* Problem to solve: Write only the number of lines in the records beneath that hold "script".

* Dataset records:
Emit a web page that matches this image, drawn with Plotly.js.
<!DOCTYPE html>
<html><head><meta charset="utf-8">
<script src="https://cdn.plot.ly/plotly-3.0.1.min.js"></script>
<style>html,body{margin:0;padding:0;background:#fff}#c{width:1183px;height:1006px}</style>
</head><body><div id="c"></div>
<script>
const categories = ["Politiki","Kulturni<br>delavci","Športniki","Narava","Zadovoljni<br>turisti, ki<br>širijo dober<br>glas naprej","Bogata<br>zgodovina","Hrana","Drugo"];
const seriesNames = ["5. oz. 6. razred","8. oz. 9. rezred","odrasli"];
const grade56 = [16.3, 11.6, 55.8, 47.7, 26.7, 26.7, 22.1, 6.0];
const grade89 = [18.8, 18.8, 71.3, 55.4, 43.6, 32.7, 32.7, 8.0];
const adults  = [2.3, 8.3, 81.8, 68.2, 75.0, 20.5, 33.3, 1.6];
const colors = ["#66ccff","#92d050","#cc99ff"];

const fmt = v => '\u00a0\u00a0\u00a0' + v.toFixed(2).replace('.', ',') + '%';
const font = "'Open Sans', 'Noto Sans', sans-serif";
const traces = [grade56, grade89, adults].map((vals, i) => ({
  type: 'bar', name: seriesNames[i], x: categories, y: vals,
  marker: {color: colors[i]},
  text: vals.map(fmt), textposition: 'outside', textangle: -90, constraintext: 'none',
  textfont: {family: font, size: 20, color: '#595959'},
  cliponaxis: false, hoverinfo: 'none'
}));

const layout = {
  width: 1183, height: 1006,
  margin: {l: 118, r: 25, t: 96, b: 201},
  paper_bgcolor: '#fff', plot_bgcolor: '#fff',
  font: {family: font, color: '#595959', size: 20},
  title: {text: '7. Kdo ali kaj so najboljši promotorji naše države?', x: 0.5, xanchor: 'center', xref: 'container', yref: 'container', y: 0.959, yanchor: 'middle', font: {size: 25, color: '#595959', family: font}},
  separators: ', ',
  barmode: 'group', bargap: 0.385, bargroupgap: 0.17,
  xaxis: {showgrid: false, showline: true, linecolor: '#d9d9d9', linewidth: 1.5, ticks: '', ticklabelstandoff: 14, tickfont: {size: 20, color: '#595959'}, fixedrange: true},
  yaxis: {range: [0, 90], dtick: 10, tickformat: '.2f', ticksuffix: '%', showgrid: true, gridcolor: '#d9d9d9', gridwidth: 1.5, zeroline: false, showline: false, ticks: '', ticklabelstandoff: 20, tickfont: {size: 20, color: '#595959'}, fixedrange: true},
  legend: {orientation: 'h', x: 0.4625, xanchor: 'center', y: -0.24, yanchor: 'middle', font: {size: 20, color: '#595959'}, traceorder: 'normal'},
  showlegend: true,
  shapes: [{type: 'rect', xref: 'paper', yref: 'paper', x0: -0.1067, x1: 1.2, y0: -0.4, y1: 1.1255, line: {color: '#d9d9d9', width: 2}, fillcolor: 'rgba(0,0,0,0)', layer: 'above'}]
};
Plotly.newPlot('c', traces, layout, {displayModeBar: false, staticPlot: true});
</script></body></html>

* * *

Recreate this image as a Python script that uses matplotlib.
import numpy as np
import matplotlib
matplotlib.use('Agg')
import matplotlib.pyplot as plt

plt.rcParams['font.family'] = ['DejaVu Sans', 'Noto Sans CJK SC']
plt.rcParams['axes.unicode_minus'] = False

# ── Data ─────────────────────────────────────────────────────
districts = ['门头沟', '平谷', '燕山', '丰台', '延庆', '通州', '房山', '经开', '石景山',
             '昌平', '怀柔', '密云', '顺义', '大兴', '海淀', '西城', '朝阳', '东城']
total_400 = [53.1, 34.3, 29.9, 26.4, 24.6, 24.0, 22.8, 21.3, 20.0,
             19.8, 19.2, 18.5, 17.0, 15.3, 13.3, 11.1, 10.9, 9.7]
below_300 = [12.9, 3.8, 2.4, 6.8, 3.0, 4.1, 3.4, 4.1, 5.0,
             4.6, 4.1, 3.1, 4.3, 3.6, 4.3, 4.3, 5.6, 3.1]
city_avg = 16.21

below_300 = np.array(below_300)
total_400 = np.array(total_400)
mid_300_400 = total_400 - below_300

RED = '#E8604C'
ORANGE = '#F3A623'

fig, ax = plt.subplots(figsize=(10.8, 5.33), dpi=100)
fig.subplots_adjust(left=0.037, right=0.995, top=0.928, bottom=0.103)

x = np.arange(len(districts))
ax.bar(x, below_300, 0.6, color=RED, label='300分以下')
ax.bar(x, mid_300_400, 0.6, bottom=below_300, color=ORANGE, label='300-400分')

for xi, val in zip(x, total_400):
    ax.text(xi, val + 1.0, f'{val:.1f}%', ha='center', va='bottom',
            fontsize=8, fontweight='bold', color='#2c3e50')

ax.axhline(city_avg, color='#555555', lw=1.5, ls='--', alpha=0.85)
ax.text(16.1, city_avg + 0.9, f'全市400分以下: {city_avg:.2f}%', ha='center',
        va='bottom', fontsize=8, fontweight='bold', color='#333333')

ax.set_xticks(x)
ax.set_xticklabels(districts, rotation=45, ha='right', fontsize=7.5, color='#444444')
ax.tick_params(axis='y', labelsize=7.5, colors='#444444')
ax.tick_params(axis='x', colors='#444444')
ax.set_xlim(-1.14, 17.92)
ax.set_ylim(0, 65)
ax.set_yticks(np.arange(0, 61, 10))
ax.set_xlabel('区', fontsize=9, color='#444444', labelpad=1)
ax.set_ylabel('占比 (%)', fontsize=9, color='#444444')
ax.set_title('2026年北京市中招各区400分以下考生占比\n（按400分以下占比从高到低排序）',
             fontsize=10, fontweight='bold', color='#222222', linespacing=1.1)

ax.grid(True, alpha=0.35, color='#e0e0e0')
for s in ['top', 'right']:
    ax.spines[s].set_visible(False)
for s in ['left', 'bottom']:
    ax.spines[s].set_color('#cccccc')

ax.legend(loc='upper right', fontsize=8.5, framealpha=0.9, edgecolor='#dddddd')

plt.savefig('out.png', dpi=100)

* The reply: 4